On the other hand, a weak or incomplete Swoople profile, means you’re starting from scratch every time. Even worse, if a competitor’s profile is stronger than yours, sellers may book you as a courtesy, a box to tick, like a passive due diligence, while already planning to go with someone else. Ever had that?
So, think of your Swoople profile not as a directory listing, but as your pre-appointment pitch. It’s doing your selling before you arrive, and it’s doing your reassuring before the seller even thinks to second-guess you.
It’s easy to enhance your default Swoople profile. Just make sure you:
• Demonstrate genuine local expertise - not just the areas you cover, but evidence that you understand the specific streets, price points and buyer behaviour in those areas.
• Showcase real results - sold prices, time-on-market figures, and testimonials that speak of your ability to achieve what you promise.
• Communicate your approach clearly – let sellers understand who you are, what you and your colleagues are like, and how you work, so they’ll instinctively feel more positive towards you.
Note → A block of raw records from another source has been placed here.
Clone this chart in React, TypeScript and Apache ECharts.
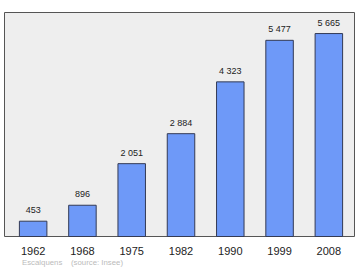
import React, { useEffect, useRef } from "react";
import * as echarts from "echarts";

const categories = ["1962", "1968", "1975", "1982", "1990", "1999", "2008"];
const population = [453, 896, 2051, 2884, 4323, 5477, 5665];
const footnote = "Escalquens    (source: Insee)";

const fmt = (v: number) => {
  const s = String(v);
  return s.length > 3 ? s.slice(0, s.length - 3) + " " + s.slice(-3) : s;
};

export default function App() {
  const ref = useRef<HTMLDivElement>(null);
  useEffect(() => {
    if (!ref.current) return;
    const chart = echarts.init(ref.current, null, { renderer: "svg" });
    chart.setOption({
      animation: false,
      backgroundColor: "#ffffff",
      textStyle: { fontFamily: "Liberation Sans, Arial, sans-serif" },
      graphic: [
        {
          type: "rect",
          z: -10,
          shape: { x: 4.5, y: 12.5, width: 350, height: 224 },
          style: { fill: "#eeeeee", stroke: "#555555", lineWidth: 1 },
          silent: true,
        },
        {
          type: "text",
          x: 22,
          y: 258,
          style: {
            text: footnote,
            fontSize: 7.8,
            fill: "#bbbbbb",
            fontFamily: "Liberation Sans, Arial, sans-serif",
          },
        },
      ],
      grid: { left: 8.5, top: 12, width: 345, height: 225, show: false },
      xAxis: {
        type: "category",
        data: categories,
        axisLine: { show: false },
        axisTick: { show: false },
        axisLabel: { color: "#222222", fontSize: 11, margin: 8 },
      },
      yAxis: {
        type: "value",
        min: 0,
        max: 6250,
        show: false,
        splitLine: { show: false },
      },
      series: [
        {
          type: "bar",
          data: population,
          barWidth: 28.5,
          itemStyle: { color: "#6e99f8", borderColor: "#333a55", borderWidth: 1 },
          label: {
            show: true,
            position: "top",
            distance: 6,
            fontSize: 9,
            color: "#222222",
            formatter: (p: any) => fmt(p.value),
          },
        },
      ],
    });
    return () => chart.dispose();
  }, []);
  return (
    <div
      ref={ref}
      style={{ position: "absolute", left: 0, top: 0, width: 360, height: 270 }}
    />
  );
}
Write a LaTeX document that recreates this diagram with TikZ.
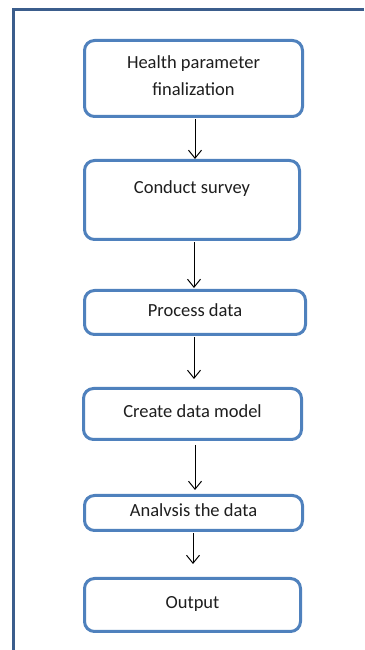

• Build social proof - reviews from recent sellers that address the exact concerns that Acaboom’s research identified: Did you price realistically? Was your fee justified? Was the service worth it?
The Bottom Line is: Remembering what makes them trust you before you’ve even spoken - is specifics, transparency, and evidence; with a bit of charm, character and expertise thrown in.
Your Swoople profile is not a nice-to-have. For many sellers, it’s the moment your relationship starts - and at that moment their trust in you is either established or withheld. So make sure your Swoople profile is doing its job.